Même si seuls quelques pays appliquent cette taxe – et même si certaines personnes y échappent – l’attrait du bitcoin diminuera à l’échelle mondiale et le bénéfice environnemental sera important. Une taxe suffisamment élevée pourrait également provoquer un cycle d’auto-renforcement qui fera baisser les prix de ces crypto-monnaies. Parce que la valeur de nombreuses crypto-monnaies repose en grande partie sur la spéculation, elles dépendent des futurs acheteurs. Lorsque les spéculateurs sont dissuadés par la taxe, le manque de demande entraînera une chute du prix du bitcoin, ce qui pourrait inciter davantage de détenteurs actuels à vendre, ce qui réduira encore les prix et accélérera l’effet. La baisse des prix poussera la communauté bitcoin à abandonner complètement la preuve de travail.

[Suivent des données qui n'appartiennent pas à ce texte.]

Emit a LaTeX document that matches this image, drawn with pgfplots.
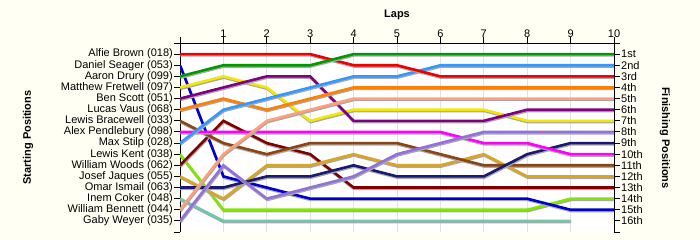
\documentclass[border=0pt]{standalone}
\usepackage{pgfplots}
\pgfplotsset{compat=1.18}
\usepackage{fontspec}
\setmainfont{Liberation Sans}
\definecolor{bgcream}{HTML}{FFFFF4}
\definecolor{shadowgray}{HTML}{A8A8A8}
\definecolor{gridgray}{HTML}{E2E2E2}
\definecolor{cRed}{HTML}{EE0000}
\definecolor{cBlue}{HTML}{0000CC}
\definecolor{cGreen}{HTML}{009A00}
\definecolor{cYellow}{HTML}{F5E800}
\definecolor{cPurple}{HTML}{800080}
\definecolor{cOrange}{HTML}{FF8000}
\definecolor{cBrown}{HTML}{8B4513}
\definecolor{cMagenta}{HTML}{FF00FF}
\definecolor{cLightBlue}{HTML}{3399FF}
\definecolor{cLime}{HTML}{80E800}
\definecolor{cDarkRed}{HTML}{800000}
\definecolor{cGold}{HTML}{DAA520}
\definecolor{cNavy}{HTML}{191970}
\definecolor{cTeal}{HTML}{6CC9A9}
\definecolor{cSalmon}{HTML}{FFA07A}
\definecolor{cLavender}{HTML}{9370DB}
\newcommand{\lbl}{\fontsize{11bp}{13bp}\selectfont}
\begin{document}
\begin{tikzpicture}
\path[use as bounding box, fill=bgcream] (0,0) rectangle (700bp,240bp);
\pgfplotsset{
  common/.style={
    at={(180bp,8bp)}, anchor=south west,
    scale only axis, width=434bp, height=189bp,
    xmin=0, xmax=10, ymin=0, ymax=17, y dir=reverse,
    ytick={0,...,17},
    tick align=outside, major tick length=6bp,
    every tick/.style={black, line width=1bp},
    axis line style={black, line width=1bp},
    every tick label/.append style={font=\lbl},
    /pgf/number format/assume math mode=true,
  }
}
\begin{axis}[common,
  axis background/.style={fill=white},
  separate axis lines,
  axis x line*=top,
  axis y line*=left,
  xtick={0,...,10},
  xticklabels={,1,2,3,4,5,6,7,8,9,10},
  xticklabel style={yshift=-4.5bp},
  xmajorgrids, major grid style={draw=gridgray, line width=0.8bp},
  yticklabels={,Alfie Brown (018),Daniel Seager (053),Aaron Drury (099),Matthew Fretwell (097),Ben Scott (051),Lucas Vaus (068),Lewis Bracewell (033),Alex Pendlebury (098),Max Stilp (028),Lewis Kent (038),William Woods (062),Josef Jaques (055),Omar Ismail (063),Inem Coker (048),William Bennett (044),Gaby Weyer (035),},
  yticklabel style={inner xsep=1bp},
  every axis plot/.append style={line width=2.6bp, mark=none,
    preaction={draw=shadowgray, transform canvas={xshift=0.5bp, yshift=-1.3bp}}},
]
\addplot[cTeal] coordinates {(0,14)(1,16)(2,16)(3,16)(4,16)(5,16)(6,16)(7,16)(8,16)(9,16)};
\addplot[cLime] coordinates {(0,10)(1,15)(2,15)(3,15)(4,15)(5,15)(6,15)(7,15)(8,15)(9,14)(10,14)};
\addplot[cBlue] coordinates {(0,2)(1,12)(2,13)(3,14)(4,14)(5,14)(6,14)(7,14)(8,14)(9,15)(10,15)};
\addplot[cDarkRed] coordinates {(0,11)(1,7)(2,9)(3,10)(4,13)(5,13)(6,13)(7,13)(8,13)(9,13)(10,13)};
\addplot[cGold] coordinates {(0,12)(1,14)(2,11)(3,11)(4,10)(5,11)(6,11)(7,10)(8,12)(9,12)(10,12)};
\addplot[cBrown] coordinates {(0,7)(1,9)(2,10)(3,9)(4,9)(5,9)(6,10)(7,11)(8,11)(9,11)(10,11)};
\addplot[cNavy] coordinates {(0,13)(1,13)(2,12)(3,12)(4,11)(5,12)(6,12)(7,12)(8,10)(9,9)(10,9)};
\addplot[cMagenta] coordinates {(0,8)(1,8)(2,8)(3,8)(4,8)(5,8)(6,8)(7,9)(8,9)(9,10)(10,10)};
\addplot[cLavender] coordinates {(0,16)(1,11)(2,14)(3,13)(4,12)(5,10)(6,9)(7,8)(8,8)(9,8)(10,8)};
\addplot[cYellow] coordinates {(0,4)(1,3)(2,4)(3,7)(4,6)(5,6)(6,6)(7,6)(8,7)(9,7)(10,7)};
\addplot[cPurple] coordinates {(0,5)(1,4)(2,3)(3,3)(4,7)(5,7)(6,7)(7,7)(8,6)(9,6)(10,6)};
\addplot[cSalmon] coordinates {(0,15)(1,10)(2,7)(3,6)(4,5)(5,5)(6,5)(7,5)(8,5)(9,5)(10,5)};
\addplot[cOrange] coordinates {(0,6)(1,5)(2,6)(3,5)(4,4)(5,4)(6,4)(7,4)(8,4)(9,4)(10,4)};
\addplot[cLightBlue] coordinates {(0,9)(1,6)(2,5)(3,4)(4,3)(5,3)(6,2)(7,2)(8,2)(9,2)(10,2)};
\addplot[cRed] coordinates {(0,1)(1,1)(2,1)(3,1)(4,2)(5,2)(6,3)(7,3)(8,3)(9,3)(10,3)};
\addplot[cGreen] coordinates {(0,3)(1,2)(2,2)(3,2)(4,1)(5,1)(6,1)(7,1)(8,1)(9,1)(10,1)};
\end{axis}
\begin{axis}[common,
  axis x line=none,
  axis y line*=right,
  yticklabels={,1st,2nd,3rd,4th,5th,6th,7th,8th,9th,10th,11th,12th,13th,14th,15th,16th,},
  yticklabel style={inner xsep=1bp},
]
\end{axis}
\node[font=\fontsize{11bp}{13bp}\selectfont\bfseries] at (397bp,225bp) {Laps};
\node[font=\fontsize{11bp}{13bp}\selectfont\bfseries, rotate=90] at (28bp,102.5bp) {Starting Positions};
\node[font=\fontsize{11bp}{13bp}\selectfont\bfseries, rotate=-90] at (665bp,102bp) {Finishing Positions};
\end{tikzpicture}
\end{document}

Taxer les échanges de preuve de travail pourrait leur nuire à court terme, mais cela n’entraverait pas l’innovation de la blockchain. Au lieu de cela, cela redirigerait l’innovation vers des crypto-monnaies plus vertes. Ce n’est pas différent de la façon dont les incitations gouvernementales pour les véhicules électriques encouragent les constructeurs automobiles à améliorer les alternatives vertes au moteur à combustion interne. Ces incitatifs ne restreignent pas l’innovation dans l’automobile, ils la favorisent.

La taxation des crypto-monnaies nuisibles à l’environnement peut gagner le soutien de l’ensemble du spectre politique, de la part de personnes aux intérêts variés. Cela profiterait aux innovateurs de la blockchain et aux chercheurs en crypto-monnaie en déplaçant l’attention des dommages environnementaux vers les utilisations bénéfiques de la technologie. Il a le potentiel de rendre notre planète beaucoup plus verte. Cela augmenterait les revenus du gouvernement.

Même les maximalistes du bitcoin ont des raisons d’accepter la proposition : cela offrirait à la communauté du bitcoin une chance de prouver qu’elle peut survivre et se développer de manière durable.